------ STORED DATA ------
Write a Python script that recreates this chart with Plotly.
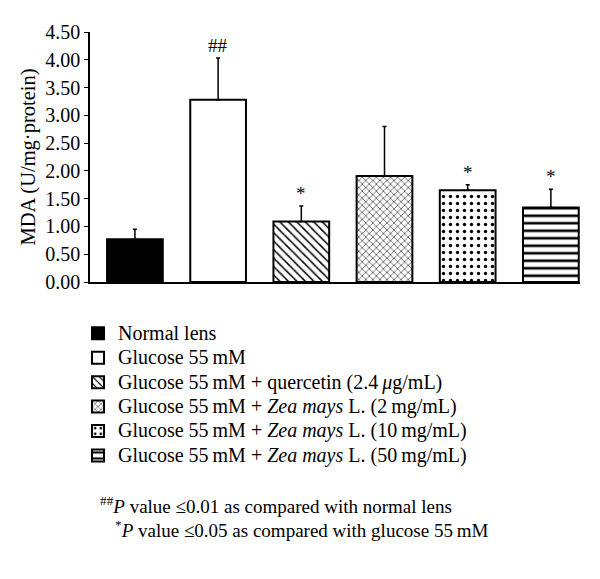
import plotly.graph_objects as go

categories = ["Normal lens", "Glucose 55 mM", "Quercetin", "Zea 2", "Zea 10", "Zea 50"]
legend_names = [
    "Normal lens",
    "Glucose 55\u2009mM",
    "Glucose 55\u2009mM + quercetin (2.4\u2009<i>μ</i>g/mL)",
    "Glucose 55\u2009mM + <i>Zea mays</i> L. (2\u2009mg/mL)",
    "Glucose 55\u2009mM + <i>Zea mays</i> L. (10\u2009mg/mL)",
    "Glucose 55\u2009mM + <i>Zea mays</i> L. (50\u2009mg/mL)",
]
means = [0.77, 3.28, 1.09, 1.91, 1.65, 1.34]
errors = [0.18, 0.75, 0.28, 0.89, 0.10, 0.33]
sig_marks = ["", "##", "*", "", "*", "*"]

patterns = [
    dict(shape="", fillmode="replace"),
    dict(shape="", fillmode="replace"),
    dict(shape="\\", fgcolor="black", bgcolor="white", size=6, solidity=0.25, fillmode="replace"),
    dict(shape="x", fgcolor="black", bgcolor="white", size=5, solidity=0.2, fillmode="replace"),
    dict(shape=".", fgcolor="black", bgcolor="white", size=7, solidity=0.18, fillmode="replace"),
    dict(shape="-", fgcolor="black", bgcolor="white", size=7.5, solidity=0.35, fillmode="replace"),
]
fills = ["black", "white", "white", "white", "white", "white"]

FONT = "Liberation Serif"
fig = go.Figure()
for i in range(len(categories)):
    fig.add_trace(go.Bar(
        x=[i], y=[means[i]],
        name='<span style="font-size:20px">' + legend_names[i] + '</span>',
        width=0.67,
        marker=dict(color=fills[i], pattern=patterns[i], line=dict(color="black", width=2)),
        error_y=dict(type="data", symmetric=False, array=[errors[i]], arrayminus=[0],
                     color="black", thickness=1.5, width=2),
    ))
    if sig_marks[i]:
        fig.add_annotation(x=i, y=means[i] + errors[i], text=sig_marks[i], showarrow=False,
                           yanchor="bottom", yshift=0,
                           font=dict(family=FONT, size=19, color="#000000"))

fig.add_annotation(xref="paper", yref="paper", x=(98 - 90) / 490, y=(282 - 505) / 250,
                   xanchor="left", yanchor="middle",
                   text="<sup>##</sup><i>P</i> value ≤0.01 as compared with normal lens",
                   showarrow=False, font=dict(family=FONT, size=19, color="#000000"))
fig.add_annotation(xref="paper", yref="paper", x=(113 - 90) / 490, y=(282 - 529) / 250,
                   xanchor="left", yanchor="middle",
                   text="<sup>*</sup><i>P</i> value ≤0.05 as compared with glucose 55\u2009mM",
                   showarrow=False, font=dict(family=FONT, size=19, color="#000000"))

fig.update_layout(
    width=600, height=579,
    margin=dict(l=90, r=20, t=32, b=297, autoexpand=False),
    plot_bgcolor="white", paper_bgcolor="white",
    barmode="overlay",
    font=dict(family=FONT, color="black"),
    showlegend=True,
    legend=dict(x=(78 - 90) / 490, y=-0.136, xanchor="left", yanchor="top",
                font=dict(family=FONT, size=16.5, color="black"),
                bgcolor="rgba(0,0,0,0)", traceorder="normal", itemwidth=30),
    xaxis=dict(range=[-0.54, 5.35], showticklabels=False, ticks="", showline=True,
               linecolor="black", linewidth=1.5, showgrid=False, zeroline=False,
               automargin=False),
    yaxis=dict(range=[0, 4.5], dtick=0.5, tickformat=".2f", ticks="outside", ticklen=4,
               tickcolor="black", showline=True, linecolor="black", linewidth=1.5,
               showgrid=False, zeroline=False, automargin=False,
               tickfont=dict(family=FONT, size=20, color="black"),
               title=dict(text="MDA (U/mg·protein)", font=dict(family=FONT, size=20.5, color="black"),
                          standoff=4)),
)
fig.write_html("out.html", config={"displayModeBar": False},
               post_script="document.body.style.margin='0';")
------
GIVEN PROBLEM -> Go through the listing above and quote it exactly, apart from its images.

CORRECT ANSWER ->
Write a Python script that recreates this chart with Plotly.
import plotly.graph_objects as go

categories = ["Normal lens", "Glucose 55 mM", "Quercetin", "Zea 2", "Zea 10", "Zea 50"]
legend_names = [
    "Normal lens",
    "Glucose 55\u2009mM",
    "Glucose 55\u2009mM + quercetin (2.4\u2009<i>μ</i>g/mL)",
    "Glucose 55\u2009mM + <i>Zea mays</i> L. (2\u2009mg/mL)",
    "Glucose 55\u2009mM + <i>Zea mays</i> L. (10\u2009mg/mL)",
    "Glucose 55\u2009mM + <i>Zea mays</i> L. (50\u2009mg/mL)",
]
means = [0.77, 3.28, 1.09, 1.91, 1.65, 1.34]
errors = [0.18, 0.75, 0.28, 0.89, 0.10, 0.33]
sig_marks = ["", "##", "*", "", "*", "*"]

patterns = [
    dict(shape="", fillmode="replace"),
    dict(shape="", fillmode="replace"),
    dict(shape="\\", fgcolor="black", bgcolor="white", size=6, solidity=0.25, fillmode="replace"),
    dict(shape="x", fgcolor="black", bgcolor="white", size=5, solidity=0.2, fillmode="replace"),
    dict(shape=".", fgcolor="black", bgcolor="white", size=7, solidity=0.18, fillmode="replace"),
    dict(shape="-", fgcolor="black", bgcolor="white", size=7.5, solidity=0.35, fillmode="replace"),
]
fills = ["black", "white", "white", "white", "white", "white"]

FONT = "Liberation Serif"
fig = go.Figure()
for i in range(len(categories)):
    fig.add_trace(go.Bar(
        x=[i], y=[means[i]],
        name='<span style="font-size:20px">' + legend_names[i] + '</span>',
        width=0.67,
        marker=dict(color=fills[i], pattern=patterns[i], line=dict(color="black", width=2)),
        error_y=dict(type="data", symmetric=False, array=[errors[i]], arrayminus=[0],
                     color="black", thickness=1.5, width=2),
    ))
    if sig_marks[i]:
        fig.add_annotation(x=i, y=means[i] + errors[i], text=sig_marks[i], showarrow=False,
                           yanchor="bottom", yshift=0,
                           font=dict(family=FONT, size=19, color="#000000"))

fig.add_annotation(xref="paper", yref="paper", x=(98 - 90) / 490, y=(282 - 505) / 250,
                   xanchor="left", yanchor="middle",
                   text="<sup>##</sup><i>P</i> value ≤0.01 as compared with normal lens",
                   showarrow=False, font=dict(family=FONT, size=19, color="#000000"))
fig.add_annotation(xref="paper", yref="paper", x=(113 - 90) / 490, y=(282 - 529) / 250,
                   xanchor="left", yanchor="middle",
                   text="<sup>*</sup><i>P</i> value ≤0.05 as compared with glucose 55\u2009mM",
                   showarrow=False, font=dict(family=FONT, size=19, color="#000000"))

fig.update_layout(
    width=600, height=579,
    margin=dict(l=90, r=20, t=32, b=297, autoexpand=False),
    plot_bgcolor="white", paper_bgcolor="white",
    barmode="overlay",
    font=dict(family=FONT, color="black"),
    showlegend=True,
    legend=dict(x=(78 - 90) / 490, y=-0.136, xanchor="left", yanchor="top",
                font=dict(family=FONT, size=16.5, color="black"),
                bgcolor="rgba(0,0,0,0)", traceorder="normal", itemwidth=30),
    xaxis=dict(range=[-0.54, 5.35], showticklabels=False, ticks="", showline=True,
               linecolor="black", linewidth=1.5, showgrid=False, zeroline=False,
               automargin=False),
    yaxis=dict(range=[0, 4.5], dtick=0.5, tickformat=".2f", ticks="outside", ticklen=4,
               tickcolor="black", showline=True, linecolor="black", linewidth=1.5,
               showgrid=False, zeroline=False, automargin=False,
               tickfont=dict(family=FONT, size=20, color="black"),
               title=dict(text="MDA (U/mg·protein)", font=dict(family=FONT, size=20.5, color="black"),
                          standoff=4)),
)
fig.write_html("out.html", config={"displayModeBar": False},
               post_script="document.body.style.margin='0';")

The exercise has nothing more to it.